DELVING BETWEEN THE TOES OF LIFE....I AM TOEJAM


2014-02-18 - 11:22 p.m.

So I woke up this morning and after seeing a particularly annoying facebook post from a woman I used to work with when I was at that awful cheese job, I spent a few minutes just sitting there, thinking about how happy I was, how GRATEFUL I was, to not be at the job any longer. I just remember being stuck in that awful, damp, dark building, day after day with those awful, depressed, evil people and I start to get panicked a bit. Really, I panic a bit. But anyway, this morning I was thinking how glad I was that I never had to talk to any of those people again and my doorbell rang. And I ignored it (like usual). Then it rang again. And I ignored it. Then it rang again, three more times so then I thought it was an emergency and I ran to the door. And standing there was the man who used to juice all the oranges for the fresh squeezed orange juice that we sold at that awful store. He was actually not a bad person and he was one of the few who actually wasn't horribly depressed and awful...but never-the-less, I had just thought how good it was that I never had to see any of those people again* and THERE HE WAS. Holding a huge bouquet of flowers. As it turns out, he now works for the village florist and he was delivering flowers TO ME.

FROM A COMPANY MY HUSBAND INTERVIEWED WITH YESTERDAY. TO ME. They sent flowers to me. It all feels very 50's or something. Trying to soften up the wife and all.

This company is in a small town next to the small town I grew up in. It's all very strange. There is really no possible way Eric could take that job...even if both of us really do want to be back on that side of the state. But it's really nice to think about for a second. I would be really happy if we could get the hell out of here. And that confuses me because what exactly is it that I am so desperately wanting to get away from over here? And I guess it's not that I want to get away from anything, it's just that I don't like it here, period. But why? Why is it so awful here? I've not made one friend here (I mean, I've made lots of friends but I don't actually like any of them, maybe one or two KIND OF, but that's it). And I always feel like I'm absolutely alone here. Like, I don't trust or WANT anybody to come and check on my house if I were to leave for a couple days.
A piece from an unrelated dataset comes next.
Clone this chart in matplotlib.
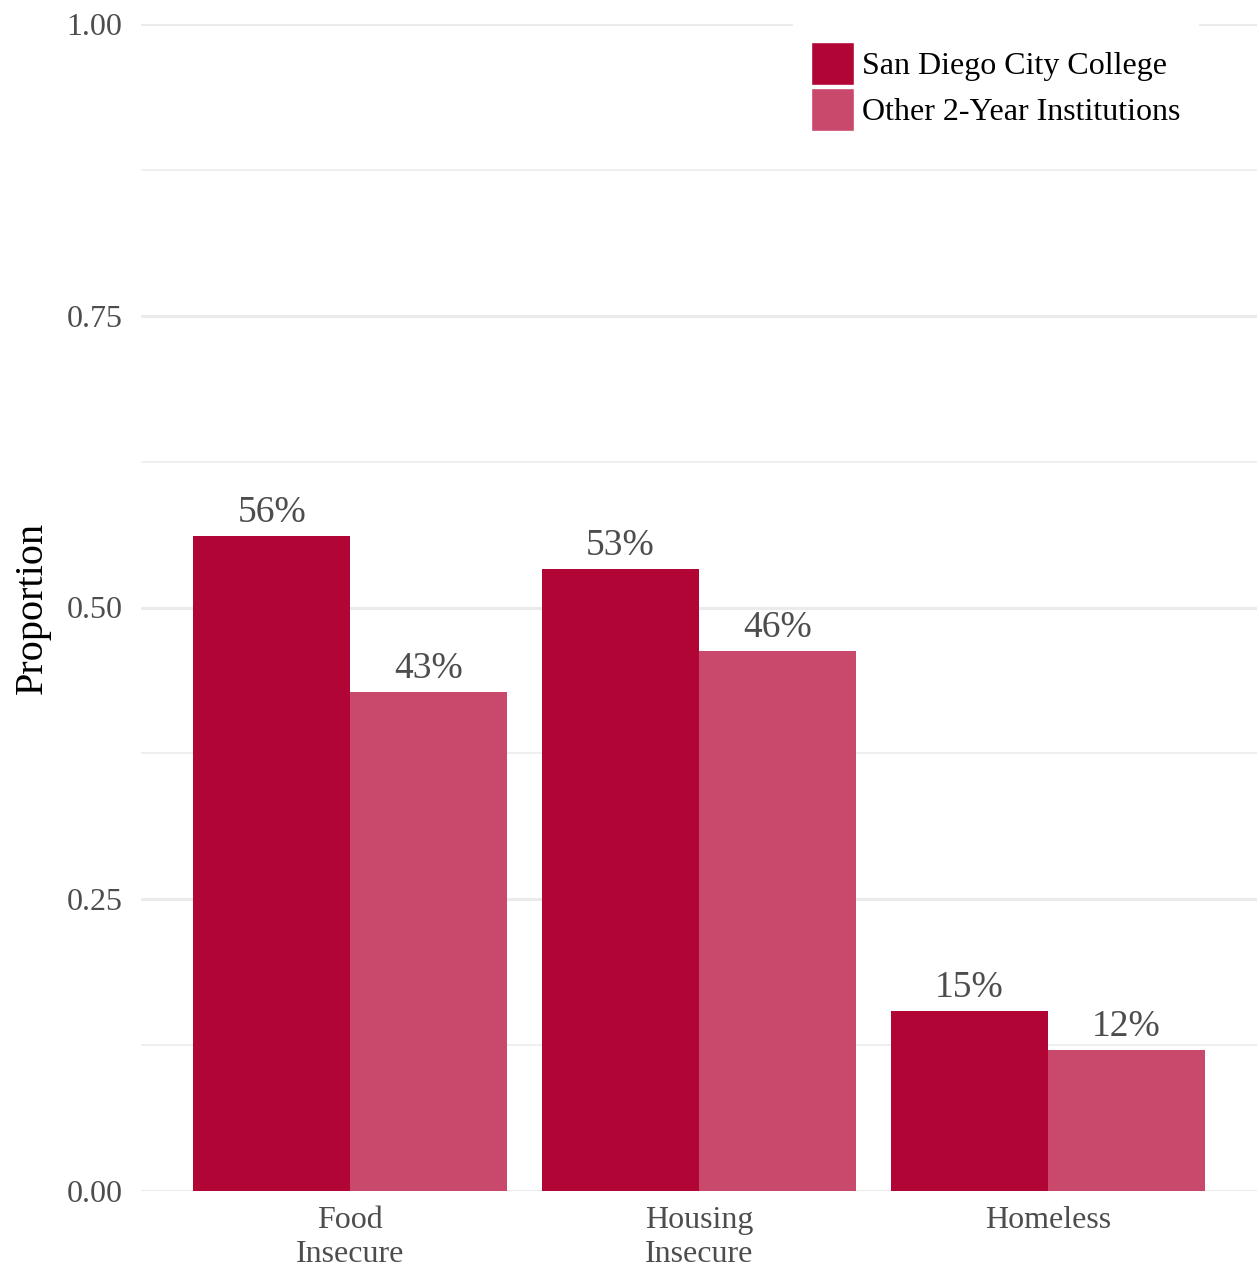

When I lived in Kalamazoo I always had somebody and no, not just my mother. I always had really good friends there.

Anyway, here's why it would never work. Most importantly and the thing I keep trying to remember even though my heart really wants to go is that if that job didn't work out for him, THAT'S IT. There aren't many jobs on that side of the state in my husband's field. If a job doesn't work out for him here it's kind of not a big deal because there are a ton of places he could get a job over here right now. Right now he's a hot commodity here. But if it didn't work out over there, well, we'd be stuck there in the middle of no where with no career options.

Also, we couldn't put our house up for sale while we still lived here. For one thing, I'm still recovering from the stress of doing that TEN YEARS AGO. I'll never try to sell a house while I am still an occupant there ever ever again. For another thing, nobody is going to buy a house when there are a billion cats and an opossum living in it. So we would need to be out. But we can't rent a house (because of the billion cats and the opossum) so we would have to buy a house but we can't buy a house unless we sell this house. So. End game. But still...I came up with a genius idea earlier today before my rational self took over...maybe we could find a COTTAGE. A cottage ON A LAKE. Because that little town where I grew up had a shit load of lakes and little cottages. And surely we could find a cheap cottage that we could buy without having to sell our house first. Then, when our house sold we could BUILD a new house (I want a new, perfect house next time. With all the cool aspects of my current house (I'm talking to you floor to ceiling windows across the whole southern face of the house) but in newer, better form.) and still keep our lake cottage. Oh god, but then I would have to live in a lake cottage for a year or so with a billion cats and an opossum. (I'm only half kidding about the opossum...but for real, if we were to move today I would have to trap the opossum and take him with us.)

It's a fun fantasy for a minute. I sure would really like to move away from here. I love my house and I do love my little village and my neighbors are all (mostly) pretty great. And it would be AWFUL to actually leave because I would worry about the animals and the bees that I've been so kind to on our little acre and a half...but man...it would be nice.

*to be fair, there are a few people I miss from that job and would be happy to see at my front door but I don't really associate them with being from that awful place.